Omit all images. Write out the rest of the material exactly.

**Collected data:**
◆ ◆ ◆ ◆ ◆ ◆ ◆

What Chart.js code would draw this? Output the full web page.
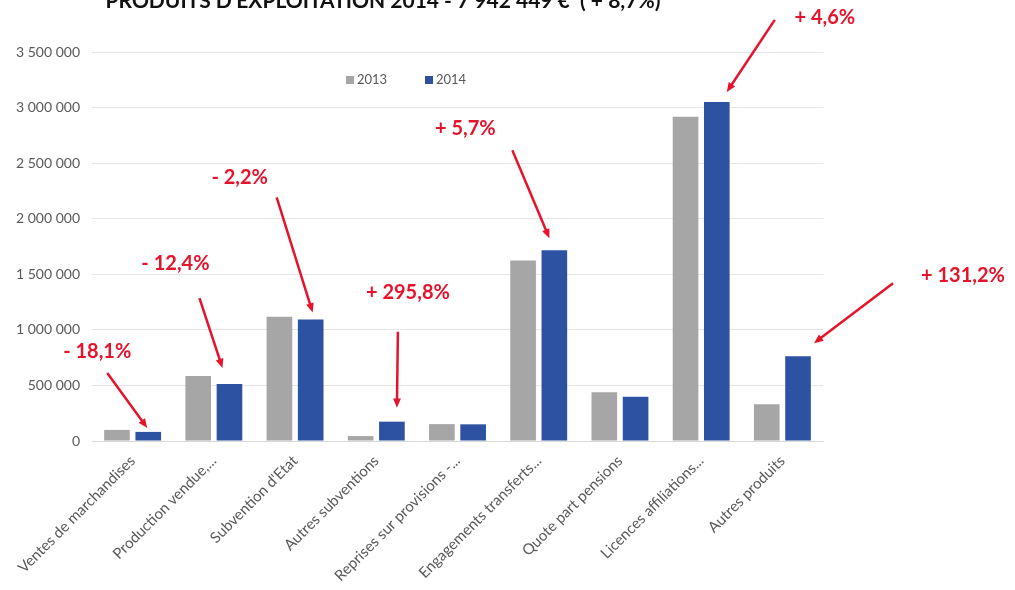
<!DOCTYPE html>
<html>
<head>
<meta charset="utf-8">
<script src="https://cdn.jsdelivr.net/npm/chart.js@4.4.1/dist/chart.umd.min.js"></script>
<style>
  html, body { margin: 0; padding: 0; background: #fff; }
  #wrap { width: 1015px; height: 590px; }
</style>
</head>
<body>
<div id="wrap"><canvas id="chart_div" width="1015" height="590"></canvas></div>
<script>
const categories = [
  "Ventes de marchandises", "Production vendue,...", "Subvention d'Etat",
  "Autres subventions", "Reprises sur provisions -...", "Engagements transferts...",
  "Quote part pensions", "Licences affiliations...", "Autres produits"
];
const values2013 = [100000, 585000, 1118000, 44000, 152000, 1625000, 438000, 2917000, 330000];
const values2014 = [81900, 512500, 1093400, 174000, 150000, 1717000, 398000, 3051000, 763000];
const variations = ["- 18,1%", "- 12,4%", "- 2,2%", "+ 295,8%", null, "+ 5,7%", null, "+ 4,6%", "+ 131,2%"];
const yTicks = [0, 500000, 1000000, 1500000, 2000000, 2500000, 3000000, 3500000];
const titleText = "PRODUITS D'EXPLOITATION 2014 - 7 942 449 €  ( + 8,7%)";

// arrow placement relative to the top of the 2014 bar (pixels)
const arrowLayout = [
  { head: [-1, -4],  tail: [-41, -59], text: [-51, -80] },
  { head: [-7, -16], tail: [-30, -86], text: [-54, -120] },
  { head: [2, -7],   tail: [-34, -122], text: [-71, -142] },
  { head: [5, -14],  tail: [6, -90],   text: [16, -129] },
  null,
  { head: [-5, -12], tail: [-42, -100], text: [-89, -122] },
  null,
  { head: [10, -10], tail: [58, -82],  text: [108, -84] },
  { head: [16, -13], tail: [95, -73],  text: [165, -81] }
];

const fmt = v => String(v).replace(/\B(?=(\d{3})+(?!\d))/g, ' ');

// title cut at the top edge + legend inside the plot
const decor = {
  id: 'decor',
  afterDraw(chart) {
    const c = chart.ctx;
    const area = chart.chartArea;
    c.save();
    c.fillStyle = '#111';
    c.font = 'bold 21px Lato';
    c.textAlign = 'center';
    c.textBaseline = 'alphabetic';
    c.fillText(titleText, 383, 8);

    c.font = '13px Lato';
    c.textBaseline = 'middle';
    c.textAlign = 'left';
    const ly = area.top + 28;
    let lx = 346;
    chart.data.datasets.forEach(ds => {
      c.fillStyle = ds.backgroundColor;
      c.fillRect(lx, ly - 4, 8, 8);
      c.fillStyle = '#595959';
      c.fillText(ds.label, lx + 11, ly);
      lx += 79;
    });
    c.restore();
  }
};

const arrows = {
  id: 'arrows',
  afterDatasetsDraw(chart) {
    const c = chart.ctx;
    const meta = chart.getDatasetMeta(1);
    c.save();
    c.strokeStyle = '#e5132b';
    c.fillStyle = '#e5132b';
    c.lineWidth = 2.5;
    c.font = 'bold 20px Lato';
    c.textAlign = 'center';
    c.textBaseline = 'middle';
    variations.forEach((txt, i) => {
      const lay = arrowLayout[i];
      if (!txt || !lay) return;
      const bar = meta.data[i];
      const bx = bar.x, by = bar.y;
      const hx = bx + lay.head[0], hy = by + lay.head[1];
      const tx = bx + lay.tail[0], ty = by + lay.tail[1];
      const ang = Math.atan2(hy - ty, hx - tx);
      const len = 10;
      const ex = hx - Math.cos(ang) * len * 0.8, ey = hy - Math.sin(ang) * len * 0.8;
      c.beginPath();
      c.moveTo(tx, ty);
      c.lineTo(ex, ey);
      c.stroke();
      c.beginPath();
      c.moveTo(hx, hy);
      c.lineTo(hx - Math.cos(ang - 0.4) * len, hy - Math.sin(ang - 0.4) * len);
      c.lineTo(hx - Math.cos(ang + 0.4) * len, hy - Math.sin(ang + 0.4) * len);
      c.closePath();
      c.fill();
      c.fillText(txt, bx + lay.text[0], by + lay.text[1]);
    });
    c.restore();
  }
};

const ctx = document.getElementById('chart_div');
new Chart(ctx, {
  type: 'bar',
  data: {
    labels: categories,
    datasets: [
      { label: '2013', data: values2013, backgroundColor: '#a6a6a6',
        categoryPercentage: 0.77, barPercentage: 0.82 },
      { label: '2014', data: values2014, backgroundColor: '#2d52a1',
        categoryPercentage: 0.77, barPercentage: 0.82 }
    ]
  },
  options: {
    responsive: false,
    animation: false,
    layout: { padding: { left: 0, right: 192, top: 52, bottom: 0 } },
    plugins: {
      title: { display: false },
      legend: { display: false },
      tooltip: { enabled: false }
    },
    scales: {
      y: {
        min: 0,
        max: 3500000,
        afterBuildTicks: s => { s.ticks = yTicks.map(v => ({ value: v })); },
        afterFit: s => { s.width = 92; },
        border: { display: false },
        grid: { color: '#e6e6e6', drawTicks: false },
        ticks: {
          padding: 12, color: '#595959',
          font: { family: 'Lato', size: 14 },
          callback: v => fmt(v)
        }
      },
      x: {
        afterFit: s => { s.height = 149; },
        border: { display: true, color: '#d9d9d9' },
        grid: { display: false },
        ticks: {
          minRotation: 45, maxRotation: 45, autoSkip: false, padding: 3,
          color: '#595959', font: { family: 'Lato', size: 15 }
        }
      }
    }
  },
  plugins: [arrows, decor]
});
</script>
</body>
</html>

◆ ◆ ◆ ◆ ◆ ◆ ◆

**Output for this task:**
What Chart.js code would draw this? Output the full web page.
<!DOCTYPE html>
<html>
<head>
<meta charset="utf-8">
<script src="https://cdn.jsdelivr.net/npm/chart.js@4.4.1/dist/chart.umd.min.js"></script>
<style>
  html, body { margin: 0; padding: 0; background: #fff; }
  #wrap { width: 1015px; height: 590px; }
</style>
</head>
<body>
<div id="wrap"><canvas id="chart_div" width="1015" height="590"></canvas></div>
<script>
const categories = [
  "Ventes de marchandises", "Production vendue,...", "Subvention d'Etat",
  "Autres subventions", "Reprises sur provisions -...", "Engagements transferts...",
  "Quote part pensions", "Licences affiliations...", "Autres produits"
];
const values2013 = [100000, 585000, 1118000, 44000, 152000, 1625000, 438000, 2917000, 330000];
const values2014 = [81900, 512500, 1093400, 174000, 150000, 1717000, 398000, 3051000, 763000];
const variations = ["- 18,1%", "- 12,4%", "- 2,2%", "+ 295,8%", null, "+ 5,7%", null, "+ 4,6%", "+ 131,2%"];
const yTicks = [0, 500000, 1000000, 1500000, 2000000, 2500000, 3000000, 3500000];
const titleText = "PRODUITS D'EXPLOITATION 2014 - 7 942 449 €  ( + 8,7%)";

// arrow placement relative to the top of the 2014 bar (pixels)
const arrowLayout = [
  { head: [-1, -4],  tail: [-41, -59], text: [-51, -80] },
  { head: [-7, -16], tail: [-30, -86], text: [-54, -120] },
  { head: [2, -7],   tail: [-34, -122], text: [-71, -142] },
  { head: [5, -14],  tail: [6, -90],   text: [16, -129] },
  null,
  { head: [-5, -12], tail: [-42, -100], text: [-89, -122] },
  null,
  { head: [10, -10], tail: [58, -82],  text: [108, -84] },
  { head: [16, -13], tail: [95, -73],  text: [165, -81] }
];

const fmt = v => String(v).replace(/\B(?=(\d{3})+(?!\d))/g, ' ');

// title cut at the top edge + legend inside the plot
const decor = {
  id: 'decor',
  afterDraw(chart) {
    const c = chart.ctx;
    const area = chart.chartArea;
    c.save();
    c.fillStyle = '#111';
    c.font = 'bold 21px Lato';
    c.textAlign = 'center';
    c.textBaseline = 'alphabetic';
    c.fillText(titleText, 383, 8);

    c.font = '13px Lato';
    c.textBaseline = 'middle';
    c.textAlign = 'left';
    const ly = area.top + 28;
    let lx = 346;
    chart.data.datasets.forEach(ds => {
      c.fillStyle = ds.backgroundColor;
      c.fillRect(lx, ly - 4, 8, 8);
      c.fillStyle = '#595959';
      c.fillText(ds.label, lx + 11, ly);
      lx += 79;
    });
    c.restore();
  }
};

const arrows = {
  id: 'arrows',
  afterDatasetsDraw(chart) {
    const c = chart.ctx;
    const meta = chart.getDatasetMeta(1);
    c.save();
    c.strokeStyle = '#e5132b';
    c.fillStyle = '#e5132b';
    c.lineWidth = 2.5;
    c.font = 'bold 20px Lato';
    c.textAlign = 'center';
    c.textBaseline = 'middle';
    variations.forEach((txt, i) => {
      const lay = arrowLayout[i];
      if (!txt || !lay) return;
      const bar = meta.data[i];
      const bx = bar.x, by = bar.y;
      const hx = bx + lay.head[0], hy = by + lay.head[1];
      const tx = bx + lay.tail[0], ty = by + lay.tail[1];
      const ang = Math.atan2(hy - ty, hx - tx);
      const len = 10;
      const ex = hx - Math.cos(ang) * len * 0.8, ey = hy - Math.sin(ang) * len * 0.8;
      c.beginPath();
      c.moveTo(tx, ty);
      c.lineTo(ex, ey);
      c.stroke();
      c.beginPath();
      c.moveTo(hx, hy);
      c.lineTo(hx - Math.cos(ang - 0.4) * len, hy - Math.sin(ang - 0.4) * len);
      c.lineTo(hx - Math.cos(ang + 0.4) * len, hy - Math.sin(ang + 0.4) * len);
      c.closePath();
      c.fill();
      c.fillText(txt, bx + lay.text[0], by + lay.text[1]);
    });
    c.restore();
  }
};

const ctx = document.getElementById('chart_div');
new Chart(ctx, {
  type: 'bar',
  data: {
    labels: categories,
    datasets: [
      { label: '2013', data: values2013, backgroundColor: '#a6a6a6',
        categoryPercentage: 0.77, barPercentage: 0.82 },
      { label: '2014', data: values2014, backgroundColor: '#2d52a1',
        categoryPercentage: 0.77, barPercentage: 0.82 }
    ]
  },
  options: {
    responsive: false,
    animation: false,
    layout: { padding: { left: 0, right: 192, top: 52, bottom: 0 } },
    plugins: {
      title: { display: false },
      legend: { display: false },
      tooltip: { enabled: false }
    },
    scales: {
      y: {
        min: 0,
        max: 3500000,
        afterBuildTicks: s => { s.ticks = yTicks.map(v => ({ value: v })); },
        afterFit: s => { s.width = 92; },
        border: { display: false },
        grid: { color: '#e6e6e6', drawTicks: false },
        ticks: {
          padding: 12, color: '#595959',
          font: { family: 'Lato', size: 14 },
          callback: v => fmt(v)
        }
      },
      x: {
        afterFit: s => { s.height = 149; },
        border: { display: true, color: '#d9d9d9' },
        grid: { display: false },
        ticks: {
          minRotation: 45, maxRotation: 45, autoSkip: false, padding: 3,
          color: '#595959', font: { family: 'Lato', size: 15 }
        }
      }
    }
  },
  plugins: [arrows, decor]
});
</script>
</body>
</html>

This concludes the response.